[Exercise aim] Write the lines out again, from the top of the material to the line containing "plt.rcParams['font.family'] = ['Open", pictures excluded.
········
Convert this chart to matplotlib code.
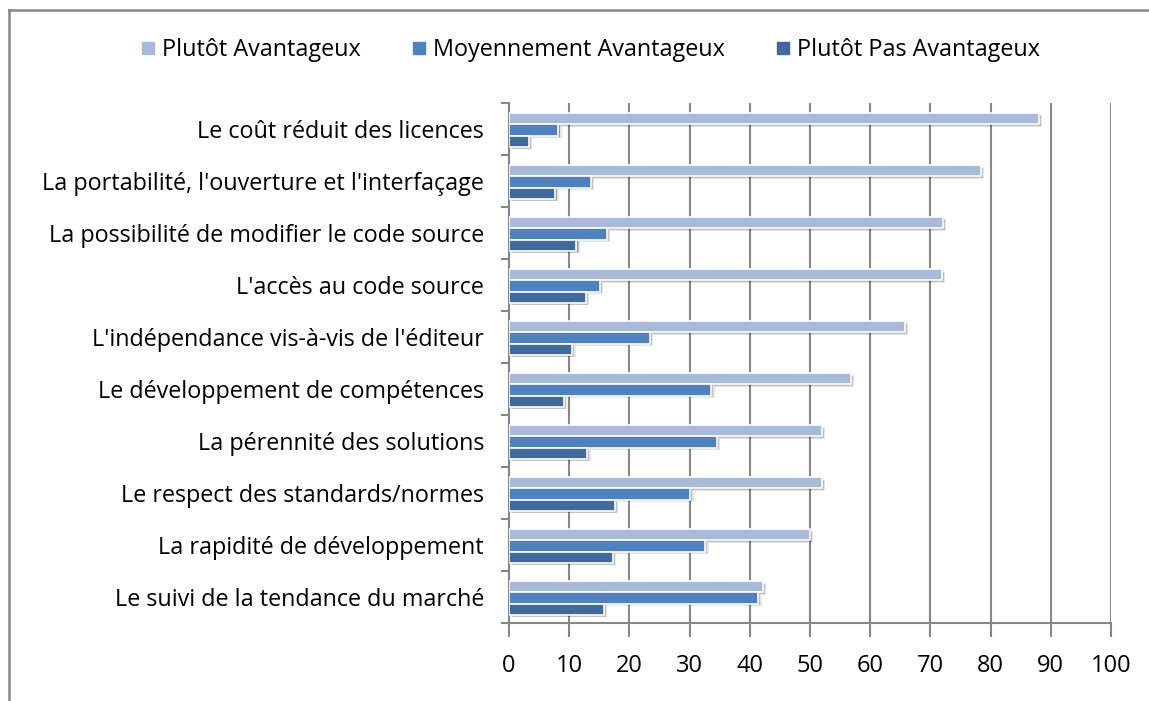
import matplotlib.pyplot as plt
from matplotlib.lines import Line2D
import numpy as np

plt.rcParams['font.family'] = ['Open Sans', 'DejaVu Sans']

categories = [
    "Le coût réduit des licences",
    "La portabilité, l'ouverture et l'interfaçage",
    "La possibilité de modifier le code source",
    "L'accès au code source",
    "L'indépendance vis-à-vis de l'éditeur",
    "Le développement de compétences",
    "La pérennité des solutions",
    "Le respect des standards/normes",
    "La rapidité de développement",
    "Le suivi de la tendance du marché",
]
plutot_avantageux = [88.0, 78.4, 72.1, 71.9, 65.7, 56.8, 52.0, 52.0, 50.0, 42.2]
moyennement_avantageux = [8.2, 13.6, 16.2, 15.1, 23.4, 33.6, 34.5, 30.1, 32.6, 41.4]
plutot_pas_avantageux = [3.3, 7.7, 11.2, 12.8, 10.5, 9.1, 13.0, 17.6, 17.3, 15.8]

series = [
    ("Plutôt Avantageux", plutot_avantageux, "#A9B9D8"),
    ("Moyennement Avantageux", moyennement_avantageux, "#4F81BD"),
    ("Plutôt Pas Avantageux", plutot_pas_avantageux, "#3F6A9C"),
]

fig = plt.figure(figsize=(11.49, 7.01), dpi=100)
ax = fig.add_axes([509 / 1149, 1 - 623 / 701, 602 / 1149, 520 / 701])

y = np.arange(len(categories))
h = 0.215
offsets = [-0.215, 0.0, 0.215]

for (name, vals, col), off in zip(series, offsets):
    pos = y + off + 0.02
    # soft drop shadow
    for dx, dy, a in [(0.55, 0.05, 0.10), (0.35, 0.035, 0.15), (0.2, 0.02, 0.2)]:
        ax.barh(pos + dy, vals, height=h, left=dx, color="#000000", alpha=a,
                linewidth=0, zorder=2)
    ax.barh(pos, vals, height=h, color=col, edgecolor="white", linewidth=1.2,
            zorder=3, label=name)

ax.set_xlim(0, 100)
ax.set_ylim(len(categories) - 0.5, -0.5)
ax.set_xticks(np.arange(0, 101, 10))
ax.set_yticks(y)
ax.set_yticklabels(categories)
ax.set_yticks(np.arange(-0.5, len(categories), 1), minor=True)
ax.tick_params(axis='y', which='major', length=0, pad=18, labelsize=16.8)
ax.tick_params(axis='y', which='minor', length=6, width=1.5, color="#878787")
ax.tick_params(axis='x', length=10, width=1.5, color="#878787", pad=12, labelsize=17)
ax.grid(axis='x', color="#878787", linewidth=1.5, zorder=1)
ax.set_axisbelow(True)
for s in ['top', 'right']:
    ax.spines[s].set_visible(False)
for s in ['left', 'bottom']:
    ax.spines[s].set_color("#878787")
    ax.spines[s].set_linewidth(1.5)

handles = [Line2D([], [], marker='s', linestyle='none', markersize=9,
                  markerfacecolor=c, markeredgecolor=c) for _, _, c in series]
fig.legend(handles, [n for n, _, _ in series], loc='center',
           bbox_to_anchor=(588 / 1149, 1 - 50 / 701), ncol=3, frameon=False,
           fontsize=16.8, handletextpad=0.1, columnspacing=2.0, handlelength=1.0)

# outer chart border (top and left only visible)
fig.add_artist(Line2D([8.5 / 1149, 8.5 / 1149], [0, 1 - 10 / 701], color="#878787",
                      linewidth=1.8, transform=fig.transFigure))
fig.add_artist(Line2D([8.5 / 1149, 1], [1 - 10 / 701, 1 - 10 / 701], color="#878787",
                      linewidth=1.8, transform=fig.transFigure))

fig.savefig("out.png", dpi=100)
········
[Solution]
Convert this chart to matplotlib code.
import matplotlib.pyplot as plt
from matplotlib.lines import Line2D
import numpy as np

plt.rcParams['font.family'] = ['Open Sans', 'DejaVu Sans']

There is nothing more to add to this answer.